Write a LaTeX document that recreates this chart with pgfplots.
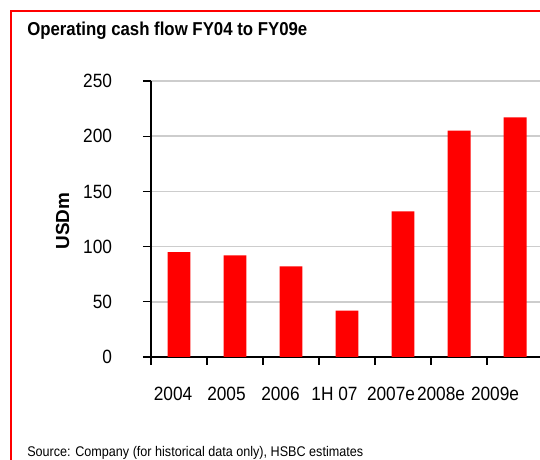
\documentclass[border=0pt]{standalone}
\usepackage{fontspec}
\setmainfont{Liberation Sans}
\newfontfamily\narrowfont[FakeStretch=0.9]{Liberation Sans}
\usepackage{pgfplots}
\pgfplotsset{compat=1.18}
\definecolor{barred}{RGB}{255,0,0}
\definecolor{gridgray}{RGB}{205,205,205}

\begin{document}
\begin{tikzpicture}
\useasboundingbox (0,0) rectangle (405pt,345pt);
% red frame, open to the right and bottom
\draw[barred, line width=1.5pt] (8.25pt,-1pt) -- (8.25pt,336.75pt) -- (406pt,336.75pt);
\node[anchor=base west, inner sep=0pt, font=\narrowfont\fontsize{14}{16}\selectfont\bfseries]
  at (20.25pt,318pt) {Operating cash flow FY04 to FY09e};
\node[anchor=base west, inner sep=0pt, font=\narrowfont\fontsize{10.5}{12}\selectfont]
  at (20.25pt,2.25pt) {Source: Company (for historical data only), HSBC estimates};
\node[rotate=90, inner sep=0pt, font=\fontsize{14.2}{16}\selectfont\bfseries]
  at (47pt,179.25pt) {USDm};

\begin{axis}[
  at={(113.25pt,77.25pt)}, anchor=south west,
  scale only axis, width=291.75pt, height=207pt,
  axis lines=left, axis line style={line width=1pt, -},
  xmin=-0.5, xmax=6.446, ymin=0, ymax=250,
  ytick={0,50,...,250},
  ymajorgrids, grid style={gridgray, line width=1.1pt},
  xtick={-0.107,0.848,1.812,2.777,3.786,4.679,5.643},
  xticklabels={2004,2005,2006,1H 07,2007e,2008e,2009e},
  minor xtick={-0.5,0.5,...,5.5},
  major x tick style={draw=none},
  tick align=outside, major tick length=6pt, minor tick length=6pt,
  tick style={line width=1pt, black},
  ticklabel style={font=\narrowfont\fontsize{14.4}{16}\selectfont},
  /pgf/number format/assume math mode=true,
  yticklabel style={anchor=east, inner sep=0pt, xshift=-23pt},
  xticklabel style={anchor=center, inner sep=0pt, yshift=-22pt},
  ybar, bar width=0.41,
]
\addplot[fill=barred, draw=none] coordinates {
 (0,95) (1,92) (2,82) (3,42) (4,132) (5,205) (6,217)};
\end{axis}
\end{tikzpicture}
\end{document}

□ □ □ □

*Set exercise*. Reproduce the material above in full, exactly, with no images.

*Solution to this problem*.
Write a LaTeX document that recreates this chart with pgfplots.
\documentclass[border=0pt]{standalone}
\usepackage{fontspec}
\setmainfont{Liberation Sans}
\newfontfamily\narrowfont[FakeStretch=0.9]{Liberation Sans}
\usepackage{pgfplots}
\pgfplotsset{compat=1.18}
\definecolor{barred}{RGB}{255,0,0}
\definecolor{gridgray}{RGB}{205,205,205}

\begin{document}
\begin{tikzpicture}
\useasboundingbox (0,0) rectangle (405pt,345pt);
% red frame, open to the right and bottom
\draw[barred, line width=1.5pt] (8.25pt,-1pt) -- (8.25pt,336.75pt) -- (406pt,336.75pt);
\node[anchor=base west, inner sep=0pt, font=\narrowfont\fontsize{14}{16}\selectfont\bfseries]
  at (20.25pt,318pt) {Operating cash flow FY04 to FY09e};
\node[anchor=base west, inner sep=0pt, font=\narrowfont\fontsize{10.5}{12}\selectfont]
  at (20.25pt,2.25pt) {Source: Company (for historical data only), HSBC estimates};
\node[rotate=90, inner sep=0pt, font=\fontsize{14.2}{16}\selectfont\bfseries]
  at (47pt,179.25pt) {USDm};

\begin{axis}[
  at={(113.25pt,77.25pt)}, anchor=south west,
  scale only axis, width=291.75pt, height=207pt,
  axis lines=left, axis line style={line width=1pt, -},
  xmin=-0.5, xmax=6.446, ymin=0, ymax=250,
  ytick={0,50,...,250},
  ymajorgrids, grid style={gridgray, line width=1.1pt},
  xtick={-0.107,0.848,1.812,2.777,3.786,4.679,5.643},
  xticklabels={2004,2005,2006,1H 07,2007e,2008e,2009e},
  minor xtick={-0.5,0.5,...,5.5},
  major x tick style={draw=none},
  tick align=outside, major tick length=6pt, minor tick length=6pt,
  tick style={line width=1pt, black},
  ticklabel style={font=\narrowfont\fontsize{14.4}{16}\selectfont},
  /pgf/number format/assume math mode=true,
  yticklabel style={anchor=east, inner sep=0pt, xshift=-23pt},
  xticklabel style={anchor=center, inner sep=0pt, yshift=-22pt},
  ybar, bar width=0.41,
]
\addplot[fill=barred, draw=none] coordinates {
 (0,95) (1,92) (2,82) (3,42) (4,132) (5,205) (6,217)};
\end{axis}
\end{tikzpicture}
\end{document}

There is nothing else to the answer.